AIREO Presentation at the European Geophysical Union Assembly, 2021
The work of the AIREO project on producing Training Datasets was presented at the EGU online in April, 2021. Alastair McKinstry presented on behalf of the AIREO team, on “AI-Ready Training Datasets for Earth Observation: Enabling FAIR data principles for EO training data”. He showed how there is a lack of suitable training datasets for Earth observation, due to limited availability, limited interoperability and the lack of standards and guides on how to generate and describe a Training Data Set.
The EGU General Assembly was online in 2021, and the event was well-attended with breakout question and answer sessions.
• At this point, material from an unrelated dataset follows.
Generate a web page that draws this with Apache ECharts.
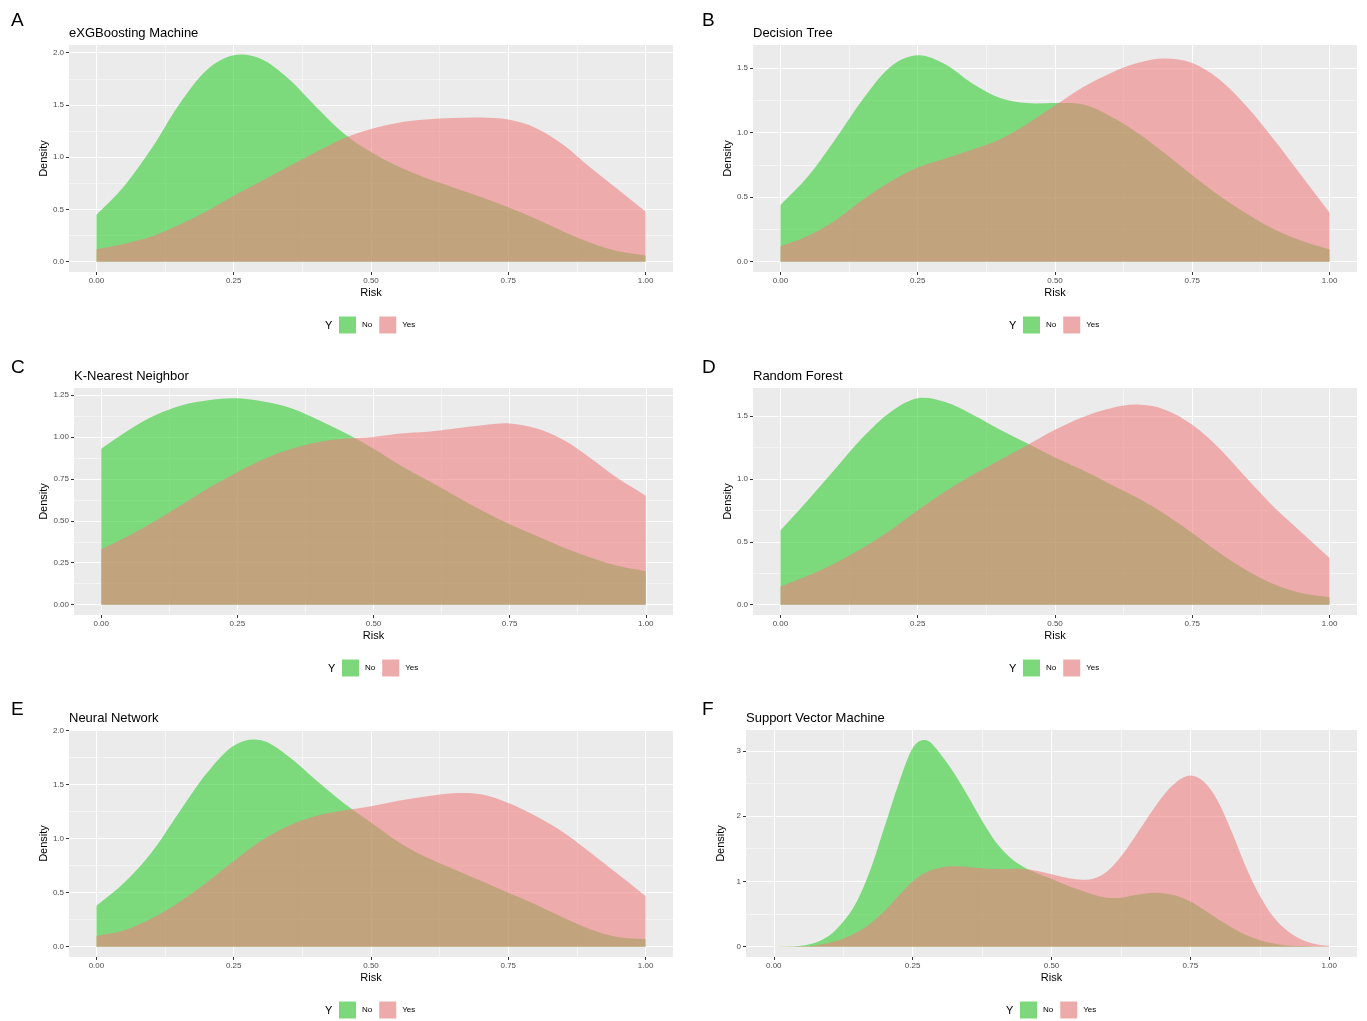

There were 10 presentations on various topics on creating EO Training datasets, from automated set generation, to scaling challenges on new algorithmic approaches.
The AIREO project was previously presented in public to the AIREO Network to capture community requirements. Presenting work done since then, he described the pilot datasets on Biomass retrieval, sea ice, Common cultural Policy and Urban development data. The work included Specification development, best practice guidelines, library and notebook development.
The AIREO specification is built on STAC and provides STAC extensions to give cloud-native metadata and datasets. It enables users to quickly build and benchmark machine Learning models on Earth Observation Training datasets.
New innovations in the project include Quality Assurance automation in the library, with a concept of conformance levels for metadata quality and provenance; full data traceability and compliance to FAIR (Findability, Access, Interoperability and Reusability) standards. The ability to embed “feature engineering recipes” in the training datasets will enable the Automated recreation of the TDS’s.
The Specification and best practice guides, along with pilot datasets, are to be made public in June 2021.